Let $\Phi$ be a functional defined on $L^2(0, \pi)$ such that $\Phi(\sin(nx))=a_n$ on the basis $\{\sin(nx)\}_{n=1}^{\infty}$ with $\{a_n\}$ sequence of complex numbers. What are the conditions on $\{a_n\}$ for which $\Phi$ is bounded?
My attempt. For any $f\in L^2(0, \pi)$, I can write $f(x)=\sum_{k=1}^\infty f_k\sin(kx)$. Then $\Phi(f)=\sum_{k=1}^\infty f_ka_k$. By Cauchy-Schwarz inequality, we have that $$ |\Phi(f)|^2\leq\sum_{k=1}^n|f_k|^2\sum_{k=1}^n|a_k|^2. $$ Now, $$ \|f\|_{L^2(0, \pi)}^2=\sum_{k=1}^\infty\int_0^{\pi}f_k^2\sin^2(kx)\ dx=\frac{\pi}{2}\sum_{k=1}^\infty f_k^2 $$ and then $\sum_{k=1}^\infty |f_k|^2=\frac{2}{\pi}\|f\|_{L^2(0, \pi)}$. It follows that, if $\sum_{k=1}^\infty|a_k|^2=s<\infty$, then $$ |\Phi(f)|^2\leq\frac{2s}{\pi}\|f\|^2_{L^2(0, \pi)}<\infty. $$ Is my attempt correct?
Thank You
Your proof shows that $\sum_{k=1}^\infty |a_k|^2 < \infty $ is a sufficient condition for $\Phi$ to be bounded.
To show that $\sum_{k=1}^\infty |a_k|^2 < \infty $ is also a necessary condition for $\Phi$ to be bounded, we can perhaps consider the action of $\Phi$ on the functions $$ f_N(x) : = \sum_{k=1}^N a^\star_k \sin(kx) \in L^2(0, \pi), \ \ \ {\rm for \ } N \in \mathbb N,$$ where $a^\star_k$ denotes the complex conjugate of $a_k$. [Since the sums in the definitions of these $f_N$ are finite sums, these $f_N$'s are guaranteed to be in $L^2(0, \pi)$.]
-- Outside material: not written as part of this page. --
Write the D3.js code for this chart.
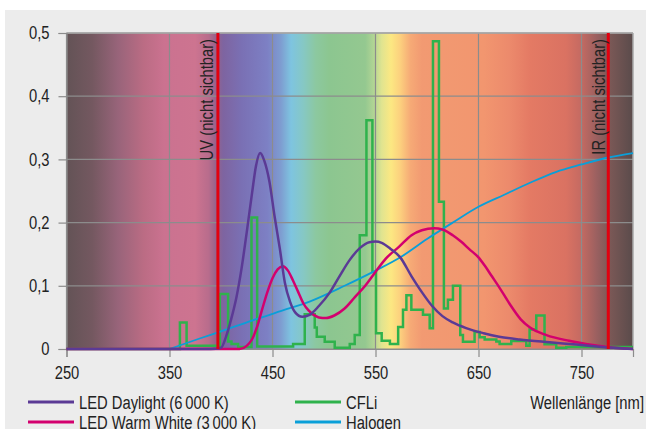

By a simple calculation, we can show that $$ |\Phi(f_N)| = \left(\frac 2 \pi\sum_{k=1}^N |a_k|^2 \right)^{\frac 1 2 } \| f_N \|_{L^2(0, \pi)}, \ \ \ {\rm for \ } N \in \mathbb N,$$ and from here, it should be easy to see that $$\sum_{k=1}^\infty |a_k|^2 < \infty$$ is a necessary condition for $\Phi$ to be bounded.
[In fact, by combining your argument with mine, we can even conclude that $\left(\frac 2 \pi \sum_{k=1}^\infty |a_k|^2 \right) ^{\frac 1 2 } $ is the norm of $\Phi$.]
A final remark: This whole argument is based on the fact that $L^2(0, \pi)$ is isomorphic to $l^2$, via the mapping $\sqrt{\tfrac 2 \pi} \sum_{k=1}^\infty f_k \sin(kx) \mapsto \{ f_k \} $. So essentially, all we have done is we have reproduced the standard proof of the fact that the dual of $l^2$ is $l^2$.